*Data section*:
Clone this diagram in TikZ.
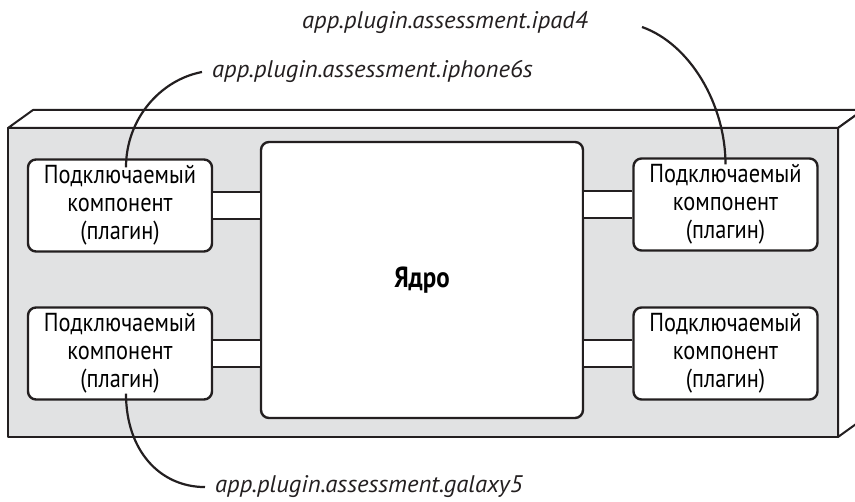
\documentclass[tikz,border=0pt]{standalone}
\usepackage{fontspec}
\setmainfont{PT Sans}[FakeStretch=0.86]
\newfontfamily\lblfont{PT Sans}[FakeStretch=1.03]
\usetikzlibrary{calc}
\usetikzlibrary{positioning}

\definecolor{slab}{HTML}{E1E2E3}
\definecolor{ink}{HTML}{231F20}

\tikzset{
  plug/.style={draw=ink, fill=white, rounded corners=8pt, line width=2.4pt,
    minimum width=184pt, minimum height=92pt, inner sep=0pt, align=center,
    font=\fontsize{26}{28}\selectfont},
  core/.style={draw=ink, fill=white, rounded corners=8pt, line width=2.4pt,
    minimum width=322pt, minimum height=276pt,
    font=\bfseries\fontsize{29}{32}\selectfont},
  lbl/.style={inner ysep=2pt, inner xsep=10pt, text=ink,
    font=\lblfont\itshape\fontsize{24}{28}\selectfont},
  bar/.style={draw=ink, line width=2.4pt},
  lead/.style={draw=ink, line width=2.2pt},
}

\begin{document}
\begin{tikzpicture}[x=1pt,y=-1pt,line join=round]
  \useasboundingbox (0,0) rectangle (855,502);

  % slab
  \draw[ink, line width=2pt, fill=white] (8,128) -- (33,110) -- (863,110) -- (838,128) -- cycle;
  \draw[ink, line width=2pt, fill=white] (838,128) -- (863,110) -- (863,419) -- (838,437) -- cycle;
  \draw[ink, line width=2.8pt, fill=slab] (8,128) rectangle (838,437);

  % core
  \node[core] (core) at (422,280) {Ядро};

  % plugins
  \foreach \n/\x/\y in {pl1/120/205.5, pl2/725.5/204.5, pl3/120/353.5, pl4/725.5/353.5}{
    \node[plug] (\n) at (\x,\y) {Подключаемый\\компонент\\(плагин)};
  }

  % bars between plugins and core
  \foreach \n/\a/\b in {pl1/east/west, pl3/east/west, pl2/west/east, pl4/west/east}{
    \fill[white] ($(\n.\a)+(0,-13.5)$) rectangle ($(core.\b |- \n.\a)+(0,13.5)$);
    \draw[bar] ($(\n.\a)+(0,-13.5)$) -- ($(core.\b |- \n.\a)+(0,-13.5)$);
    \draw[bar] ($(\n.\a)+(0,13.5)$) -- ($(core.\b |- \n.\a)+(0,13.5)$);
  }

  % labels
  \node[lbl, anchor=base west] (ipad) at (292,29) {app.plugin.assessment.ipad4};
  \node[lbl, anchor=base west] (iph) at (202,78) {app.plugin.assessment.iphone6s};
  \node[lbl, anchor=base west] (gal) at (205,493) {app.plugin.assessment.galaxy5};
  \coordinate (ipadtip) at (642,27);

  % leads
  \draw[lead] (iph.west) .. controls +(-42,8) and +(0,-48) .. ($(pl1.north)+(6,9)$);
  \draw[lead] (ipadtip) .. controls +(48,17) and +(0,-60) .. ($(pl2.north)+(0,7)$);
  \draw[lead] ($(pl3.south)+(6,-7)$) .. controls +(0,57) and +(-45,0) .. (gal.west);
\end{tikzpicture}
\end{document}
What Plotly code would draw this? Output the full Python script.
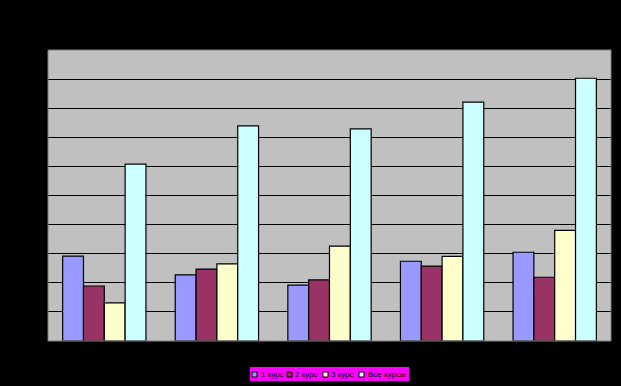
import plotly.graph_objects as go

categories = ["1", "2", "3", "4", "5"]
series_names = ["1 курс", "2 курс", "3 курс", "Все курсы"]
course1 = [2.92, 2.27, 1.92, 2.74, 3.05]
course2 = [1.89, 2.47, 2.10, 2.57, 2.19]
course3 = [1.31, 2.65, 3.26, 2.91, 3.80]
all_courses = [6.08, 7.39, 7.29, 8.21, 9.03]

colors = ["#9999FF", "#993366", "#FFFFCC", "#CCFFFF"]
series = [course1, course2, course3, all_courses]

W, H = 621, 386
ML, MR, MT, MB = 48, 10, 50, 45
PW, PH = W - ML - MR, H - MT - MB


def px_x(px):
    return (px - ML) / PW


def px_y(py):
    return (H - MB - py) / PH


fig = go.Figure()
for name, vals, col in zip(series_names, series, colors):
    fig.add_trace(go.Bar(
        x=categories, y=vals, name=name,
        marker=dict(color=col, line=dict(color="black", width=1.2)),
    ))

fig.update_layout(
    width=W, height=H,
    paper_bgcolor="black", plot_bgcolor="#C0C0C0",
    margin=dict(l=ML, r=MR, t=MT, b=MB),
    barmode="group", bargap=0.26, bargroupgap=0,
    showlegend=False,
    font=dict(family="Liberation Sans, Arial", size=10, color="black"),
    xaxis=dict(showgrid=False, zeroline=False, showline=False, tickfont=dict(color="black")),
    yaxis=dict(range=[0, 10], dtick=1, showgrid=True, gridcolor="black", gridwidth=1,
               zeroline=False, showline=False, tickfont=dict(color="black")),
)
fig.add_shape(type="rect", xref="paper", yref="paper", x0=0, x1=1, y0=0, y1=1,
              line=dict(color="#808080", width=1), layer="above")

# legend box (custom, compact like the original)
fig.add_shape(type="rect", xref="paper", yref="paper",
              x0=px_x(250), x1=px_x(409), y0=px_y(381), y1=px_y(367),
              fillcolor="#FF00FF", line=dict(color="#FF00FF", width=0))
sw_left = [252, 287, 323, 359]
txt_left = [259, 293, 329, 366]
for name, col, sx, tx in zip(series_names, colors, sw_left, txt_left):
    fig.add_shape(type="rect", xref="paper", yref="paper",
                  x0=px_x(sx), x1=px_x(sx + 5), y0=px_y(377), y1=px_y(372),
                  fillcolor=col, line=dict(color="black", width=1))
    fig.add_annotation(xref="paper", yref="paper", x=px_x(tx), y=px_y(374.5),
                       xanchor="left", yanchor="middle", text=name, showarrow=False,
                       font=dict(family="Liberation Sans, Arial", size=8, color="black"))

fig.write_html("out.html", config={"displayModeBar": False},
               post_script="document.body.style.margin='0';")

*Objective*: Everything from the line with "What Plotly code" down to the line with "all_courses = [6.08, 7.39, 7.29, 8.21, 9.03]" in the data above should be copied exactly, with both end lines kept and the pictures left out.

*The solution*:
What Plotly code would draw this? Output the full Python script.
import plotly.graph_objects as go

categories = ["1", "2", "3", "4", "5"]
series_names = ["1 курс", "2 курс", "3 курс", "Все курсы"]
course1 = [2.92, 2.27, 1.92, 2.74, 3.05]
course2 = [1.89, 2.47, 2.10, 2.57, 2.19]
course3 = [1.31, 2.65, 3.26, 2.91, 3.80]
all_courses = [6.08, 7.39, 7.29, 8.21, 9.03]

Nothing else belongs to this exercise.